Copy each line of the data below exactly, leaving out pictures.

RAW DATA start

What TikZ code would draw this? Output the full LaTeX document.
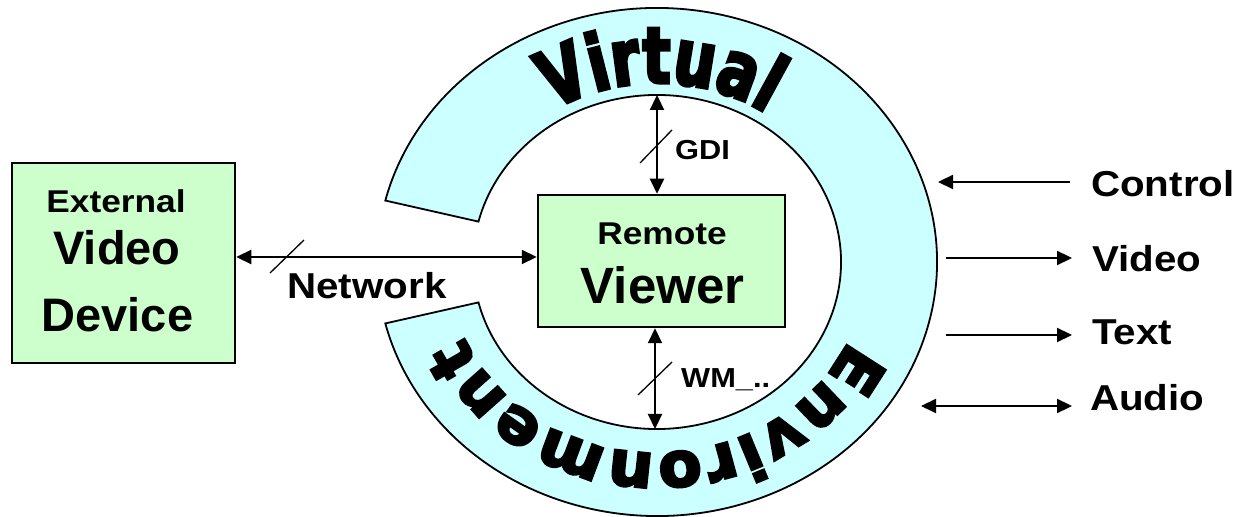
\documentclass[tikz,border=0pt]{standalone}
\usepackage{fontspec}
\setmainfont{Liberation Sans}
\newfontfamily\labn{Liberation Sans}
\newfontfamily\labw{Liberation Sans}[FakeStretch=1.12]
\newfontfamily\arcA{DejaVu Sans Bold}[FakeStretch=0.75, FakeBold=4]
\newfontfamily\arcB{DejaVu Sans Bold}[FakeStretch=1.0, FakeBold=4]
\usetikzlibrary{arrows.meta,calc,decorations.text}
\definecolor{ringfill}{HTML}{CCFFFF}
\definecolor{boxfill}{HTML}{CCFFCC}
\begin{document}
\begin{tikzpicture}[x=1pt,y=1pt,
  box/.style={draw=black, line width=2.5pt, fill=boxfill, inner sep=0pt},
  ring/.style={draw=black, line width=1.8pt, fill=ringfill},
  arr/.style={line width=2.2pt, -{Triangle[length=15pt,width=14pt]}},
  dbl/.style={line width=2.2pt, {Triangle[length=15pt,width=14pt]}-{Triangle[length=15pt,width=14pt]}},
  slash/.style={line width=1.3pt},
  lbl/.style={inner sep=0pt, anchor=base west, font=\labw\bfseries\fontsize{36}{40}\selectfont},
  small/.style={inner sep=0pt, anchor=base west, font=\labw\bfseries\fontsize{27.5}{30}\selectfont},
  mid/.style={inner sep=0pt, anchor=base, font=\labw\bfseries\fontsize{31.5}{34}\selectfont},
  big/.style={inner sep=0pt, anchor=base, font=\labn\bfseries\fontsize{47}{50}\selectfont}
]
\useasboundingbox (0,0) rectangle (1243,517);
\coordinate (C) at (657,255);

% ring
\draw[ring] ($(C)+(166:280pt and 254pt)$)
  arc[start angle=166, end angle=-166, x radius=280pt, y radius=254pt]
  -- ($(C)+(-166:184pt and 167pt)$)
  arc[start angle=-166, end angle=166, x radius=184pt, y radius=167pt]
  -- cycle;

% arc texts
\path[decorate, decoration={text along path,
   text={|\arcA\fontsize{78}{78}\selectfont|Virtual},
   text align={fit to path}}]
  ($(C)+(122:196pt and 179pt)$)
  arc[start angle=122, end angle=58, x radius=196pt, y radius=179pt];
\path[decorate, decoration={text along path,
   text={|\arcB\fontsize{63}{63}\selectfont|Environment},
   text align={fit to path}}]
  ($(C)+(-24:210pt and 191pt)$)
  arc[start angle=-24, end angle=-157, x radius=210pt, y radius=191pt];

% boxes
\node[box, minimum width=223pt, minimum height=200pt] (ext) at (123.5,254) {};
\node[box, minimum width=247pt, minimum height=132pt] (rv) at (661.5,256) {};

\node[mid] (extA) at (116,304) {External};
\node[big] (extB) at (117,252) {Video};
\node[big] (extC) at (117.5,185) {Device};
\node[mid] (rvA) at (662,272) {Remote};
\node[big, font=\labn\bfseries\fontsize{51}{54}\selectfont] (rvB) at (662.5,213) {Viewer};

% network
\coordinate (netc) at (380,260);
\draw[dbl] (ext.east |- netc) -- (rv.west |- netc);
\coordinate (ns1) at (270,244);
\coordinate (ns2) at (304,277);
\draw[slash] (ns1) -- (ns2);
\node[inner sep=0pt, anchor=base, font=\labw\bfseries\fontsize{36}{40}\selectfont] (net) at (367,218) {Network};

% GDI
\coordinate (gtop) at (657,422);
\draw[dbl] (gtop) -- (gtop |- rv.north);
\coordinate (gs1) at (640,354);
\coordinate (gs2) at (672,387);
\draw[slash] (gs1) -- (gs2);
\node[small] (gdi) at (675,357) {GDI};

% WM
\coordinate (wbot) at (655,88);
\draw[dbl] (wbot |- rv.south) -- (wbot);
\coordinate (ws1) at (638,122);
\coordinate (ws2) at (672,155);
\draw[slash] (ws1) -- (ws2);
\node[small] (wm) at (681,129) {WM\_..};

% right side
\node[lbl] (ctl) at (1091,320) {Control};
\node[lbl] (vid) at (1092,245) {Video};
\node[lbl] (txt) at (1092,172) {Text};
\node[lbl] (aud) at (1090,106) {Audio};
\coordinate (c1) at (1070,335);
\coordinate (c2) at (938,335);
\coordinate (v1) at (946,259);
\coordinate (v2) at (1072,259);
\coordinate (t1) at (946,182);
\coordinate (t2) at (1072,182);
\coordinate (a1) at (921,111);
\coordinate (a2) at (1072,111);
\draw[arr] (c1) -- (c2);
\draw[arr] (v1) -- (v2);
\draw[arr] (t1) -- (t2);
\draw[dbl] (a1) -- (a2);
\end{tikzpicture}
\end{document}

RAW DATA end

▸ REPLY TO THE TASK:
What TikZ code would draw this? Output the full LaTeX document.
\documentclass[tikz,border=0pt]{standalone}
\usepackage{fontspec}
\setmainfont{Liberation Sans}
\newfontfamily\labn{Liberation Sans}
\newfontfamily\labw{Liberation Sans}[FakeStretch=1.12]
\newfontfamily\arcA{DejaVu Sans Bold}[FakeStretch=0.75, FakeBold=4]
\newfontfamily\arcB{DejaVu Sans Bold}[FakeStretch=1.0, FakeBold=4]
\usetikzlibrary{arrows.meta,calc,decorations.text}
\definecolor{ringfill}{HTML}{CCFFFF}
\definecolor{boxfill}{HTML}{CCFFCC}
\begin{document}
\begin{tikzpicture}[x=1pt,y=1pt,
  box/.style={draw=black, line width=2.5pt, fill=boxfill, inner sep=0pt},
  ring/.style={draw=black, line width=1.8pt, fill=ringfill},
  arr/.style={line width=2.2pt, -{Triangle[length=15pt,width=14pt]}},
  dbl/.style={line width=2.2pt, {Triangle[length=15pt,width=14pt]}-{Triangle[length=15pt,width=14pt]}},
  slash/.style={line width=1.3pt},
  lbl/.style={inner sep=0pt, anchor=base west, font=\labw\bfseries\fontsize{36}{40}\selectfont},
  small/.style={inner sep=0pt, anchor=base west, font=\labw\bfseries\fontsize{27.5}{30}\selectfont},
  mid/.style={inner sep=0pt, anchor=base, font=\labw\bfseries\fontsize{31.5}{34}\selectfont},
  big/.style={inner sep=0pt, anchor=base, font=\labn\bfseries\fontsize{47}{50}\selectfont}
]
\useasboundingbox (0,0) rectangle (1243,517);
\coordinate (C) at (657,255);

% ring
\draw[ring] ($(C)+(166:280pt and 254pt)$)
  arc[start angle=166, end angle=-166, x radius=280pt, y radius=254pt]
  -- ($(C)+(-166:184pt and 167pt)$)
  arc[start angle=-166, end angle=166, x radius=184pt, y radius=167pt]
  -- cycle;

% arc texts
\path[decorate, decoration={text along path,
   text={|\arcA\fontsize{78}{78}\selectfont|Virtual},
   text align={fit to path}}]
  ($(C)+(122:196pt and 179pt)$)
  arc[start angle=122, end angle=58, x radius=196pt, y radius=179pt];
\path[decorate, decoration={text along path,
   text={|\arcB\fontsize{63}{63}\selectfont|Environment},
   text align={fit to path}}]
  ($(C)+(-24:210pt and 191pt)$)
  arc[start angle=-24, end angle=-157, x radius=210pt, y radius=191pt];

% boxes
\node[box, minimum width=223pt, minimum height=200pt] (ext) at (123.5,254) {};
\node[box, minimum width=247pt, minimum height=132pt] (rv) at (661.5,256) {};

\node[mid] (extA) at (116,304) {External};
\node[big] (extB) at (117,252) {Video};
\node[big] (extC) at (117.5,185) {Device};
\node[mid] (rvA) at (662,272) {Remote};
\node[big, font=\labn\bfseries\fontsize{51}{54}\selectfont] (rvB) at (662.5,213) {Viewer};

% network
\coordinate (netc) at (380,260);
\draw[dbl] (ext.east |- netc) -- (rv.west |- netc);
\coordinate (ns1) at (270,244);
\coordinate (ns2) at (304,277);
\draw[slash] (ns1) -- (ns2);
\node[inner sep=0pt, anchor=base, font=\labw\bfseries\fontsize{36}{40}\selectfont] (net) at (367,218) {Network};

% GDI
\coordinate (gtop) at (657,422);
\draw[dbl] (gtop) -- (gtop |- rv.north);
\coordinate (gs1) at (640,354);
\coordinate (gs2) at (672,387);
\draw[slash] (gs1) -- (gs2);
\node[small] (gdi) at (675,357) {GDI};

% WM
\coordinate (wbot) at (655,88);
\draw[dbl] (wbot |- rv.south) -- (wbot);
\coordinate (ws1) at (638,122);
\coordinate (ws2) at (672,155);
\draw[slash] (ws1) -- (ws2);
\node[small] (wm) at (681,129) {WM\_..};

% right side
\node[lbl] (ctl) at (1091,320) {Control};
\node[lbl] (vid) at (1092,245) {Video};
\node[lbl] (txt) at (1092,172) {Text};
\node[lbl] (aud) at (1090,106) {Audio};
\coordinate (c1) at (1070,335);
\coordinate (c2) at (938,335);
\coordinate (v1) at (946,259);
\coordinate (v2) at (1072,259);
\coordinate (t1) at (946,182);
\coordinate (t2) at (1072,182);
\coordinate (a1) at (921,111);
\coordinate (a2) at (1072,111);
\draw[arr] (c1) -- (c2);
\draw[arr] (v1) -- (v2);
\draw[arr] (t1) -- (t2);
\draw[dbl] (a1) -- (a2);
\end{tikzpicture}
\end{document}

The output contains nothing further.